Leaving out the pictures, retype all the material exactly.

- **Collected data**:
=====
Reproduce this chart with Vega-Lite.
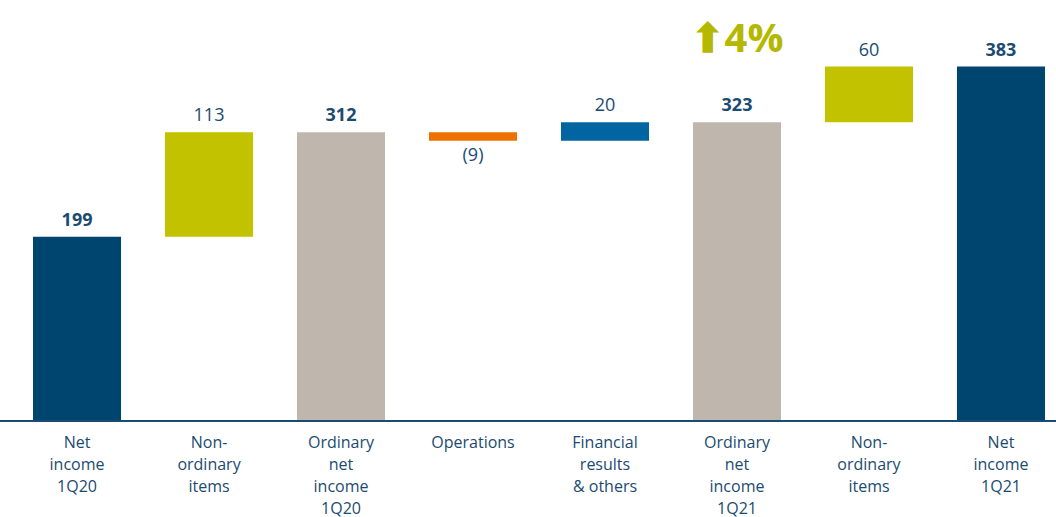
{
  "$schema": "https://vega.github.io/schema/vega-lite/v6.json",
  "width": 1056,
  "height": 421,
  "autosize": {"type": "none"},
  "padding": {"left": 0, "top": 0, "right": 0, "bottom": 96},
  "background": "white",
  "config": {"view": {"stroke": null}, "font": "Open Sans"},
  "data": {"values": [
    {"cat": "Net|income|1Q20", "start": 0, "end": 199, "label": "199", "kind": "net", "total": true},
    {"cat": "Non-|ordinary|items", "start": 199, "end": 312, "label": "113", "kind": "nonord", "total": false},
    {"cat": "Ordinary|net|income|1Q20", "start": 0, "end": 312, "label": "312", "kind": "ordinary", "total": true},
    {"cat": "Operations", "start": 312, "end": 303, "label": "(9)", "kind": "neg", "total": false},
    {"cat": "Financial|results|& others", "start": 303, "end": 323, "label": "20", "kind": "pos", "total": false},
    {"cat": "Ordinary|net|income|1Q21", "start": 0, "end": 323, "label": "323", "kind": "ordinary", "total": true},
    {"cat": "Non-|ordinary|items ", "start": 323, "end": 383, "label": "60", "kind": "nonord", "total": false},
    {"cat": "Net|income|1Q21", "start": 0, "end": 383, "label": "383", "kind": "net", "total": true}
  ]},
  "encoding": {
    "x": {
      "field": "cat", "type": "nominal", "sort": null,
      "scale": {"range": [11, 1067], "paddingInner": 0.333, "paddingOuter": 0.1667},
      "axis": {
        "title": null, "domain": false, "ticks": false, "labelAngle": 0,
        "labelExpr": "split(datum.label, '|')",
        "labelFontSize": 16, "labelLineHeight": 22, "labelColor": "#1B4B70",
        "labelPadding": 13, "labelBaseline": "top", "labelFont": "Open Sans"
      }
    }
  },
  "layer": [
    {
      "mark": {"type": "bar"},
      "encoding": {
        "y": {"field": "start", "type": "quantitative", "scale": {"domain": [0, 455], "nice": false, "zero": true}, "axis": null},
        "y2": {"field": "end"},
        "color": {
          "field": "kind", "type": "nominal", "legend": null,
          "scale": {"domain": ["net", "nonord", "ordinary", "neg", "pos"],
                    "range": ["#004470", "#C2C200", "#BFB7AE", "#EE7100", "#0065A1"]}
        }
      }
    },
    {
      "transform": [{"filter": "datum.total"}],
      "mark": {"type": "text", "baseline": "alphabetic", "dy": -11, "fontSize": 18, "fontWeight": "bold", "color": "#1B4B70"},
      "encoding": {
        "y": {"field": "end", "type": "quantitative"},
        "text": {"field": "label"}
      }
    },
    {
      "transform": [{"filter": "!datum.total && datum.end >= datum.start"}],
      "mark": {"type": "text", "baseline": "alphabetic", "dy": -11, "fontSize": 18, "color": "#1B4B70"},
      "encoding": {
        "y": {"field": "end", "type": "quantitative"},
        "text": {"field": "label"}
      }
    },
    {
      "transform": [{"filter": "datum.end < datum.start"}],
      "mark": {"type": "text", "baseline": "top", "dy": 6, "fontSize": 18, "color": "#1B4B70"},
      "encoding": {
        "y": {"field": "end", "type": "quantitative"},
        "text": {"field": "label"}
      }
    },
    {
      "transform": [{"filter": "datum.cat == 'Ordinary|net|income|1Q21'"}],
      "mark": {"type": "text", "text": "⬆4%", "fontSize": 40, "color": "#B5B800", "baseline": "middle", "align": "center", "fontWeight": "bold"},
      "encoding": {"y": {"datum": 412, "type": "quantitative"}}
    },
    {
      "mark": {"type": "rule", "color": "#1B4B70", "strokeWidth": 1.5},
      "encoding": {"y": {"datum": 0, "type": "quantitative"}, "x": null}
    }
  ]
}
=====
- **Solution for this task**:
Reproduce this chart with Vega-Lite.
{
  "$schema": "https://vega.github.io/schema/vega-lite/v6.json",
  "width": 1056,
  "height": 421,
  "autosize": {"type": "none"},
  "padding": {"left": 0, "top": 0, "right": 0, "bottom": 96},
  "background": "white",
  "config": {"view": {"stroke": null}, "font": "Open Sans"},
  "data": {"values": [
    {"cat": "Net|income|1Q20", "start": 0, "end": 199, "label": "199", "kind": "net", "total": true},
    {"cat": "Non-|ordinary|items", "start": 199, "end": 312, "label": "113", "kind": "nonord", "total": false},
    {"cat": "Ordinary|net|income|1Q20", "start": 0, "end": 312, "label": "312", "kind": "ordinary", "total": true},
    {"cat": "Operations", "start": 312, "end": 303, "label": "(9)", "kind": "neg", "total": false},
    {"cat": "Financial|results|& others", "start": 303, "end": 323, "label": "20", "kind": "pos", "total": false},
    {"cat": "Ordinary|net|income|1Q21", "start": 0, "end": 323, "label": "323", "kind": "ordinary", "total": true},
    {"cat": "Non-|ordinary|items ", "start": 323, "end": 383, "label": "60", "kind": "nonord", "total": false},
    {"cat": "Net|income|1Q21", "start": 0, "end": 383, "label": "383", "kind": "net", "total": true}
  ]},
  "encoding": {
    "x": {
      "field": "cat", "type": "nominal", "sort": null,
      "scale": {"range": [11, 1067], "paddingInner": 0.333, "paddingOuter": 0.1667},
      "axis": {
        "title": null, "domain": false, "ticks": false, "labelAngle": 0,
        "labelExpr": "split(datum.label, '|')",
        "labelFontSize": 16, "labelLineHeight": 22, "labelColor": "#1B4B70",
        "labelPadding": 13, "labelBaseline": "top", "labelFont": "Open Sans"
      }
    }
  },
  "layer": [
    {
      "mark": {"type": "bar"},
      "encoding": {
        "y": {"field": "start", "type": "quantitative", "scale": {"domain": [0, 455], "nice": false, "zero": true}, "axis": null},
        "y2": {"field": "end"},
        "color": {
          "field": "kind", "type": "nominal", "legend": null,
          "scale": {"domain": ["net", "nonord", "ordinary", "neg", "pos"],
                    "range": ["#004470", "#C2C200", "#BFB7AE", "#EE7100", "#0065A1"]}
        }
      }
    },
    {
      "transform": [{"filter": "datum.total"}],
      "mark": {"type": "text", "baseline": "alphabetic", "dy": -11, "fontSize": 18, "fontWeight": "bold", "color": "#1B4B70"},
      "encoding": {
        "y": {"field": "end", "type": "quantitative"},
        "text": {"field": "label"}
      }
    },
    {
      "transform": [{"filter": "!datum.total && datum.end >= datum.start"}],
      "mark": {"type": "text", "baseline": "alphabetic", "dy": -11, "fontSize": 18, "color": "#1B4B70"},
      "encoding": {
        "y": {"field": "end", "type": "quantitative"},
        "text": {"field": "label"}
      }
    },
    {
      "transform": [{"filter": "datum.end < datum.start"}],
      "mark": {"type": "text", "baseline": "top", "dy": 6, "fontSize": 18, "color": "#1B4B70"},
      "encoding": {
        "y": {"field": "end", "type": "quantitative"},
        "text": {"field": "label"}
      }
    },
    {
      "transform": [{"filter": "datum.cat == 'Ordinary|net|income|1Q21'"}],
      "mark": {"type": "text", "text": "⬆4%", "fontSize": 40, "color": "#B5B800", "baseline": "middle", "align": "center", "fontWeight": "bold"},
      "encoding": {"y": {"datum": 412, "type": "quantitative"}}
    },
    {
      "mark": {"type": "rule", "color": "#1B4B70", "strokeWidth": 1.5},
      "encoding": {"y": {"datum": 0, "type": "quantitative"}, "x": null}
    }
  ]
}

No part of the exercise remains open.